L’avvocato al pentito: «Finocchio»

Lo scontro avviene durante la discussione in aula del cosiddetto “Affare Oppido”, truffa concepita per rubare allo Stato oltre 2 milioni e 200mila euro, attraverso una falsa sentenza apparentemente emessa dalla Corte d’Appello di Napoli. Nella vicenda sono coinvolti uomini importanti della cosca: da Nicolino Sarcone a Nicolino Grande Aracri, da Alfonso Diletto a Romolo Villirillo, dallo stesso Antonio Valerio a Michele Bolognino.
Il Fatto Quotidiano riporta i virgolettati delle frasi più pesanti dello scambio tra Valerio e Piccolo. Eccoli.
Valerio: «Facciamo una cosa, parliamo uno scemo alla volta, sennò ca’ u ne capiscimu!». Avvocato Piccolo: «Lei ha ucciso delle persone, non le ho uccise io. Lei è un omicida». Valerio: «Le sto pagando. Lei è stato in galera uguale a me, che siamo ex colleghi. Non che io sia un avvocato…». Avvocato Piccolo: «Ma sei un finocchio, sei». Valerio (rivolto a un imputato): «Cambia avvocato che ti conviene». Avvocato Piccolo: «Pezzo di caramella, che vuoi?».

«Non sappiamo come si chiama oggi.

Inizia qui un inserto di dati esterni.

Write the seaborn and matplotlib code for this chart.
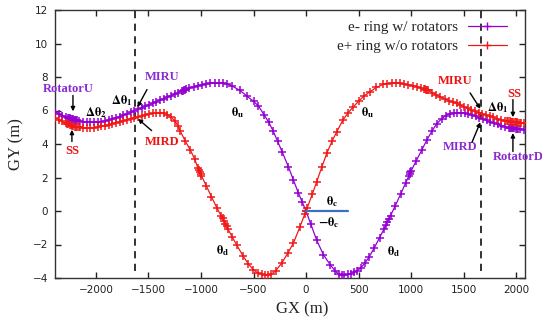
import numpy as np
import pandas as pd
import matplotlib
matplotlib.use("Agg")
import matplotlib.pyplot as plt
import seaborn as sns
from matplotlib.lines import Line2D

# ---------------- data ----------------
purple_x = [-2390, -2355, -2320, -2285, -2268, -2258, -2248, -2238, -2228, -2218, -2208, -2198, -2188, -2178,
            -2160, -2125, -2090, -2055, -2020, -1985, -1950, -1915, -1880, -1845, -1810, -1775, -1740,
            -1705, -1670, -1635, -1600, -1565, -1530, -1495, -1460, -1425, -1390, -1355, -1320, -1285,
            -1250, -1215, -1185, -1175, -1165, -1155, -1145, -1110, -1070, -1030, -990, -950, -910, -870,
            -830, -790, -755, -700, -630, -560, -500, -454, -400, -355, -311, -270, -225, -168, -120,
            -73, -35, 0, 45, 102, 165, 229, 280, 315, 340, 365, 395, 425, 455, 483, 520, 560, 600, 650,
            700, 745, 760, 775, 790, 805, 850, 900, 950, 978, 986, 994, 1002, 1050, 1100, 1149, 1200,
            1244, 1290, 1330, 1371, 1405, 1440, 1475, 1510, 1545, 1580, 1615, 1650, 1685, 1720, 1755,
            1790, 1825, 1860, 1895, 1935, 1945, 1955, 1965, 1975, 1985, 1995, 2005, 2015, 2040, 2075, 2100]
purple_y = [5.90, 5.80, 5.70, 5.62, 5.58, 5.56, 5.54, 5.52, 5.50, 5.48, 5.46, 5.44, 5.42, 5.41,
            5.38, 5.34, 5.31, 5.30, 5.30, 5.31, 5.33, 5.37, 5.42, 5.48, 5.55, 5.63, 5.71,
            5.80, 5.89, 5.98, 6.07, 6.16, 6.25, 6.34, 6.43, 6.52, 6.61, 6.70, 6.79, 6.88,
            6.97, 7.06, 7.14, 7.17, 7.20, 7.23, 7.26, 7.34, 7.42, 7.49, 7.55, 7.59, 7.62, 7.63,
            7.63, 7.62, 7.60, 7.45, 7.20, 6.85, 6.55, 6.28, 5.75, 5.30, 4.75, 4.15, 3.50, 2.64, 1.85,
            1.08, 0.52, 0.00, -0.78, -1.75, -2.60, -3.20, -3.60, -3.78, -3.83, -3.82, -3.79, -3.74, -3.66, -3.58, -3.40, -3.12, -2.75, -2.20,
            -1.60, -1.05, -0.85, -0.65, -0.46, -0.27, 0.32, 1.00, 1.70, 2.08, 2.19, 2.30, 2.41, 3.00, 3.62, 4.22, 4.78,
            5.20, 5.50, 5.70, 5.82, 5.86, 5.87, 5.87, 5.85, 5.80, 5.73, 5.65, 5.57, 5.49, 5.41, 5.33,
            5.25, 5.17, 5.10, 5.04, 4.98, 4.97, 4.96, 4.95, 4.94, 4.93, 4.92, 4.91, 4.90, 4.88, 4.86, 4.85]

red_x = [-2390, -2355, -2320, -2290, -2275, -2262, -2250, -2238, -2226, -2214, -2202, -2190, -2178, -2166, -2155,
         -2125, -2090, -2055, -2020, -1985, -1950, -1915, -1880, -1845, -1810, -1775, -1740, -1705, -1670,
         -1635, -1600, -1565, -1530, -1495, -1460, -1425, -1390, -1355, -1320, -1285, -1250, -1220, -1200,
         -1150, -1100, -1060, -1028, -1020, -1012, -1004, -996, -950, -900, -850, -808, -795, -782, -769,
         -756, -743, -700, -660, -600, -550, -502, -460, -420, -390, -360, -330, -290, -230, -170, -121,
         -60, -10, 0, 10, 60, 100, 149, 200, 250, 292, 350, 400, 451, 500, 555, 610, 670, 736, 775, 815,
         855, 895, 935, 975, 1015, 1055, 1095, 1120, 1130, 1140, 1150, 1160, 1200, 1240, 1280, 1320, 1360,
         1400, 1435, 1470, 1505, 1540, 1575, 1610, 1645, 1680, 1715, 1750, 1785, 1820, 1855, 1890, 1915,
         1927, 1939, 1951, 1963, 1975, 1987, 1999, 2011, 2023, 2035, 2047, 2075, 2100]
red_y = [5.55, 5.45, 5.35, 5.26, 5.22, 5.18, 5.14, 5.11, 5.08, 5.06, 5.04, 5.02, 5.01, 5.00, 4.99,
         4.96, 4.95, 4.96, 4.98, 5.01, 5.05, 5.10, 5.15, 5.21, 5.27, 5.33, 5.39, 5.45, 5.51,
         5.57, 5.63, 5.69, 5.75, 5.80, 5.83, 5.85, 5.85, 5.83, 5.76, 5.60, 5.38, 5.10, 4.80,
         4.18, 3.62, 3.10, 2.55, 2.44, 2.33, 2.22, 2.11, 1.50, 0.85, 0.20, -0.28, -0.44, -0.60, -0.76,
         -0.92, -1.08, -1.58, -2.03, -2.68, -3.15, -3.50, -3.70, -3.79, -3.82, -3.82, -3.78, -3.58, -3.10, -2.48, -1.93,
         -0.98, -0.17, 0.00, 0.17, 1.00, 1.72, 2.60, 3.48, 4.20, 4.72, 5.42, 5.86, 6.22, 6.55, 6.88, 7.12, 7.38, 7.56, 7.61, 7.63,
         7.63, 7.62, 7.59, 7.55, 7.49, 7.42, 7.34, 7.29, 7.27, 7.25, 7.22, 7.20, 7.07, 6.93, 6.80, 6.69, 6.59,
         6.50, 6.42, 6.32, 6.22, 6.12, 6.03, 5.95, 5.87, 5.80, 5.73, 5.66, 5.59, 5.52, 5.46, 5.40, 5.38,
         5.36, 5.35, 5.34, 5.33, 5.32, 5.31, 5.30, 5.29, 5.28, 5.27, 5.26, 5.24, 5.23]

series_labels = ["e- ring w/ rotators", "e+ ring w/o rotators"]
series_colors = ["#9400D3", "#F01818"]
dashed_x = [-1630, 1665]
x_ticks = [-2000, -1500, -1000, -500, 0, 500, 1000, 1500, 2000]
y_ticks = [-4, -2, 0, 2, 4, 6, 8, 10, 12]

df = pd.concat([
    pd.DataFrame({"GX": purple_x, "GY": purple_y, "ring": series_labels[0]}),
    pd.DataFrame({"GX": red_x, "GY": red_y, "ring": series_labels[1]}),
], ignore_index=True)

# ---------------- style ----------------
sns.set_style("ticks")
plt.rcParams["font.family"] = ["DejaVu Sans"]
plt.rcParams["mathtext.fontset"] = "stix"

fig = plt.figure(figsize=(5.42, 3.22), dpi=100)
ax = fig.add_axes([55 / 542, 1 - 278 / 322, 470 / 542, 268 / 322])

for lab, col in zip(series_labels, series_colors):
    sub = df[df["ring"] == lab]
    sns.lineplot(data=sub, x="GX", y="GY", sort=False, estimator=None, ax=ax,
                 color=col, lw=0.9, marker="+", markersize=6, markeredgewidth=1.1,
                 markeredgecolor=col, legend=False, zorder=3)

for xv in dashed_x:
    ax.plot([xv, xv], [-3.6, 12], color="#222222", lw=1.3, ls=(0, (4, 3)), zorder=2)

# blue reference line for theta_c
ax.plot([0, 400], [0, 0], color="#3A6FC4", lw=1.6, zorder=4)

ax.set_xlim(-2390, 2085)
ax.set_ylim(-4, 12)
ax.set_xticks(x_ticks)
ax.set_yticks(y_ticks)
ax.tick_params(direction="in", length=4, width=1, top=True, right=True,
               labelsize=7.5, colors="#222222", pad=5)
for s in ax.spines.values():
    s.set_linewidth(1.0)
    s.set_color("#333333")

serif = ["Liberation Serif", "DejaVu Serif"]
ax.set_xlabel("GX (m)", family=serif, fontsize=12)
ax.set_ylabel("GY (m)", family=serif, fontsize=12, labelpad=6)
ax.xaxis.set_label_coords((302 - 55) / 470, -0.088)

# legend
handles = [Line2D([], [], color=c, lw=0.9, marker="+", markersize=6, markeredgewidth=1.0)
           for c in series_colors]
leg = ax.legend(handles, series_labels, loc="upper right", frameon=False, markerfirst=False,
                prop={"family": serif, "size": 11}, handlelength=2.6, handletextpad=0.6,
                labelspacing=0.35, borderaxespad=0.3, bbox_to_anchor=(0.985, 1.0))

purple_txt = "#8A2BD2"
red_txt = "#F01010"
bold = dict(family=serif, fontweight="bold", fontsize=9)

def label(x, y, s, color, **kw):
    ax.text(x, y, s, color=color, ha="center", va="center", zorder=6, **bold, **kw)

def arrow(x0, y0, x1, y1):
    ax.annotate("", xy=(x1, y1), xytext=(x0, y0),
                arrowprops=dict(arrowstyle="-|>", color="black", lw=1.0,
                                mutation_scale=6, shrinkA=0, shrinkB=0), zorder=6)

# left annotations
label(-2262, 7.3, "RotatorU", purple_txt)
arrow(-2219, 6.9, -2219, 5.95)
label(-2229, 3.6, "SS", red_txt)
arrow(-2229, 4.15, -2229, 4.85)
label(-2000, 5.85, r"$\mathbf{\Delta\theta_2}$", "black")
label(-1752, 6.6, r"$\mathbf{\Delta\theta_1}$", "black")
label(-1371, 8.0, "MIRU", purple_txt)
arrow(-1514, 7.25, -1605, 6.2)
label(-1371, 4.12, "MIRD", red_txt)
arrow(-1470, 4.8, -1600, 5.5)

# right annotations
label(1419, 7.76, "MIRU", red_txt)
arrow(1562, 7.05, 1660, 6.1)
label(1829, 6.2, r"$\mathbf{\Delta\theta_1}$", "black")
label(1981, 6.98, "SS", red_txt)
arrow(1970, 6.65, 1970, 5.6)
label(1467, 3.82, "MIRD", purple_txt)
arrow(1580, 4.1, 1660, 5.3)
ax.text(2019, 3.22, "RotatorD", color=purple_txt, ha="center", va="center",
        zorder=6, clip_on=False, **bold)
arrow(1970, 3.55, 1970, 4.65)

# angle labels
small = dict(family=serif, fontweight="bold", fontsize=9, color="black",
             ha="center", va="center", zorder=6)
ax.text(-648, 5.85, r"$\mathbf{\theta_u}$", **small)
ax.text(590, 5.85, r"$\mathbf{\theta_u}$", **small)
ax.text(-790, -2.35, r"$\mathbf{\theta_d}$", **small)
ax.text(838, -2.45, r"$\mathbf{\theta_d}$", **small)
ax.text(250, 0.55, r"$\mathbf{\theta_c}$", **small)
ax.text(220, -0.72, r"$\mathbf{-\theta_c}$", **small)

fig.savefig("out.png", dpi=100)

Io però penso di saperlo…»

Il presidente del collegio, giudice Donatella Bove, interviene più volte minacciando di sospendere l’udienza e sottolineando ciò che è evidente: «Sta veramente degenerando la situazione: silenzio ad entrambi». È soltanto il preludio al peggio.
L’avvocato Piccolo rivolge a Valerio domande inerenti la sua condizione di collaboratore di giustizia: «Senta, lei è pagato dallo Stato? Quanto prende?».
Valerio: «Sì, 328 euro». Avvocato Piccolo: «Senta, lei oggi come si chiama? Ha cambiato cognome?».
«C’è un programma di protezione, è un collaboratore. La domanda non è ammessa», ribatte il presidente del collegio. Ma l’avvocato aggiunge una frase che aggrava la situazione: «Non sappiamo come si chiama oggi (Valerio). Io penso però di saperlo…». L’identità di Valerio nella vita privata è, ovviamente, segreta per tutelare la sicurezza sua e dei suoi familiari. La pm Ronchi prende la parola: «Cosa significa che pensa di saperlo? Perché io non lo so!».
Interviene la giudice Bove: «Lei ha detto: penso di saperlo. Perché?». L’avvocato risponde: «No, nella mia idea… io immagino, immagino, immagino. Ho fatto un sogno e mi sono dato una… (risposta)». Al che Valerio commenta: «Minchia, che sicurezza che abbiamo qua! Allora, io sono terrorizzato. Mi viene la pelle d’oca, perché è chiaro i messaggi che mi state mandando. Benissimo, ottimo. Penso a mia figlia minorenne, e sono terrorizzato».